Django (and web frameworks) provide common functionality needed to build most common websites. This functionality is mostly technical and a novice user (read: non programmer) has little knowledge on how to utilize it.
Where as Joomla (and CMSes in general) are packages aimed at non programmers (but still technical users, somewhat at least) to deploy and run websites using them.
If you install Joomla, you can add content to your website
If you install Django, you can start programming something that will allow you to add content
Straight off the Django website:
Is Django a content-management-system (CMS)?
No, Django is not a CMS, or any sort of “turnkey product” in and of itself. It’s a Web framework; it’s a programming tool that lets you build Web sites.
For example, it doesn’t make much sense to compare Django to something like Drupal, because Django is something you use to create things like Drupal.
Of course, Django’s automatic admin site is fantastic and timesaving – but the admin site is one module of Django the framework. Furthermore, although Django has special conveniences for building “CMS-y” apps, that doesn’t mean it’s not just as appropriate for building “non-CMS-y” apps (whatever that means!).
Web frameworks are programmer tools that help build content managers and similar web applications.
Just as content managers can be categorized from simple & easy (Wordpress? and Joomla?) to highly customizable & complex (Typo3?), frameworks can be best for certain tasks (and not so graceful at others).
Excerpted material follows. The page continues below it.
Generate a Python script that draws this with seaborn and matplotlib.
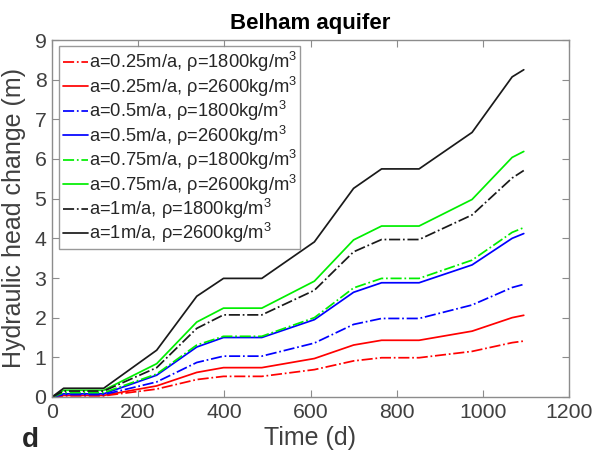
import matplotlib
matplotlib.use("Agg")
import matplotlib.pyplot as plt
import seaborn as sns
import pandas as pd

time_d = [0, 27, 120, 243, 336, 398, 487, 609, 700, 765, 852, 975, 1068, 1095]

a025_r1800 = [0, 0.03, 0.03, 0.20, 0.44, 0.52, 0.52, 0.69, 0.91, 0.99, 0.99, 1.15, 1.37, 1.41]
a025_r2600 = [0, 0.04, 0.04, 0.28, 0.62, 0.74, 0.74, 0.97, 1.31, 1.43, 1.43, 1.66, 2.00, 2.06]
a05_r1800 = [0, 0.06, 0.06, 0.38, 0.87, 1.03, 1.03, 1.36, 1.83, 1.98, 1.98, 2.32, 2.76, 2.84]
a05_r2600 = [0, 0.08, 0.08, 0.55, 1.26, 1.50, 1.50, 1.95, 2.64, 2.88, 2.88, 3.33, 4.00, 4.12]
a075_r1800 = [0, 0.11, 0.11, 0.58, 1.31, 1.53, 1.53, 2.00, 2.75, 2.99, 2.99, 3.45, 4.15, 4.27]
a075_r2600 = [0, 0.17, 0.17, 0.84, 1.89, 2.24, 2.24, 2.92, 3.96, 4.31, 4.31, 4.98, 6.04, 6.19]
a1_r1800 = [0, 0.15, 0.15, 0.74, 1.73, 2.07, 2.07, 2.69, 3.66, 3.97, 3.97, 4.59, 5.52, 5.71]
a1_r2600 = [0, 0.22, 0.22, 1.18, 2.54, 2.99, 2.99, 3.91, 5.26, 5.75, 5.75, 6.67, 8.07, 8.25]

series_labels = [
    r"a=0.25m/a, ρ=1800kg/m$^3$",
    r"a=0.25m/a, ρ=2600kg/m$^3$",
    r"a=0.5m/a, ρ=1800kg/m$^3$",
    r"a=0.5m/a, ρ=2600kg/m$^3$",
    r"a=0.75m/a, ρ=1800kg/m$^3$",
    r"a=0.75m/a, ρ=2600kg/m$^3$",
    r"a=1m/a, ρ=1800kg/m$^3$",
    r"a=1m/a, ρ=2600kg/m$^3$",
]
series_values = [a025_r1800, a025_r2600, a05_r1800, a05_r2600,
                 a075_r1800, a075_r2600, a1_r1800, a1_r2600]
colors = ["#ff0000", "#ff0000", "#0000ff", "#0000ff",
          "#00ee00", "#00ee00", "#1a1a1a", "#1a1a1a"]
styles = ["-.", "-", "-.", "-", "-.", "-", "-.", "-"]

x_ticks = [0, 200, 400, 600, 800, 1000, 1200]
y_ticks = [0, 1, 2, 3, 4, 5, 6, 7, 8, 9]

sns.set_theme(style="white")
plt.rcParams["font.family"] = ["Liberation Sans", "DejaVu Sans"]
plt.rcParams["mathtext.fontset"] = "custom"
plt.rcParams["mathtext.rm"] = "Liberation Sans"
plt.rcParams["mathtext.it"] = "Liberation Sans:italic"
plt.rcParams["mathtext.bf"] = "Liberation Sans:bold"

fig = plt.figure(figsize=(5.93, 4.53), dpi=100)
ax = fig.add_axes([52 / 593, 1 - 397 / 453, 517 / 593, 357 / 453])

for lab, vals, c, ls in zip(series_labels, series_values, colors, styles):
    df = pd.DataFrame({"t": time_d, "h": vals})
    sns.lineplot(data=df, x="t", y="h", ax=ax, color=c, linestyle=ls,
                 linewidth=1.25, label=lab)

ax.set_xlim(0, 1200)
ax.set_ylim(0, 9)
ax.set_xticks(x_ticks)
ax.set_yticks(y_ticks)

spine_c = "#8c8c8c"
for s in ax.spines.values():
    s.set_visible(True)
    s.set_color(spine_c)
    s.set_linewidth(1.0)
ax.tick_params(direction="in", length=5, width=0.8, color=spine_c,
               top=True, right=True, bottom=True, left=True,
               labelsize=15.3, labelcolor="#404040", pad=4)

ax.set_xlabel("Time (d)", fontsize=18, color="#404040", labelpad=3)
ax.set_ylabel("Hydraulic head change (m)", fontsize=18, color="#404040", labelpad=6)
ax.set_title("Belham aquifer", fontsize=16, fontweight="bold", color="black", pad=8)

leg = ax.legend(loc="upper left", bbox_to_anchor=(0.014, 0.982), fontsize=13.2,
                frameon=True, fancybox=False, handlelength=1.35,
                handletextpad=0.05, borderpad=0.2, labelspacing=0.02,
                borderaxespad=0.0)
leg.get_frame().set_edgecolor("#808080")
leg.get_frame().set_linewidth(1.0)
for t in leg.get_texts():
    t.set_color("#262626")

fig.text(30 / 593, 1 - 440 / 453, "d", fontsize=20, fontweight="bold",
         ha="center", va="center", color="#262626")

fig.savefig("out.png", dpi=100)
Some web frameworks (Rails?, Django? and TurboGears?) are more geared towards CMS-like applications, some others (Werkzeug? and Twisted?) try to provide foundation for more complex applications. And there are others (Pylons?) trying to find the middleground.
NOTE: Project names in parenthesis all have a question mark because the categorization is my personal opinion. They may or may not be correct examples.